3. I bet this somehow connects to ideas about Design Fiction, Gear Porn and Concept Products. Our fictional itch is being scratched by actual technology companies but they’re not that good at it. (Not really sure about this one, might be another red herring, NOT like rugby league.)
((via @russelldavies from his post here.))
..They are not that good at it.
This remarks gets to the substance of one thing at least — technology companies are technology companies. They are burdened by an inability to think about people who are no longer concerned with feature lists and scales of things that continually go up and to the right, like the endless chase for more better and bigger or smaller.

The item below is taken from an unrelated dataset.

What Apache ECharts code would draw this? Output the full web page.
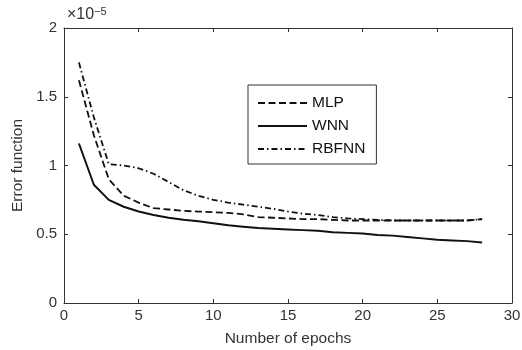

I get Russell’s metaphor here, but maybe it goes the other way — technology companies are like mosquitoes nipping at us, causing us to itch, which feels satisfying at first but gradually becomes not such a good idea. The momentary glee of imagining a better little corner of experience that has been fictionally cast in the form of an advertisement about a new glowing thing but that lacks the integrity and honesty that most advertising lacks in that it’s just the vision of some marketing wonk who has no connection to the principles and logics that are embedded in the design and engineering work. Advertising is probably the worst kind of SciFi in this regard. No integrity. No expectations that what is being presented has any relationship to possibility. Maybe SciFi as it was has switched places with advertising: Warren Ellis says SciFi does extrapolation. Advertising-as-SciFi does..what? Dishonest predicting? When it isn’t connected to the principles of the thing, when it’s just that marketing guy who dreams up a selling point, then it is certainly lacking in honesty, whatever the sincerity of that marketing guy’s dream of what he’d like.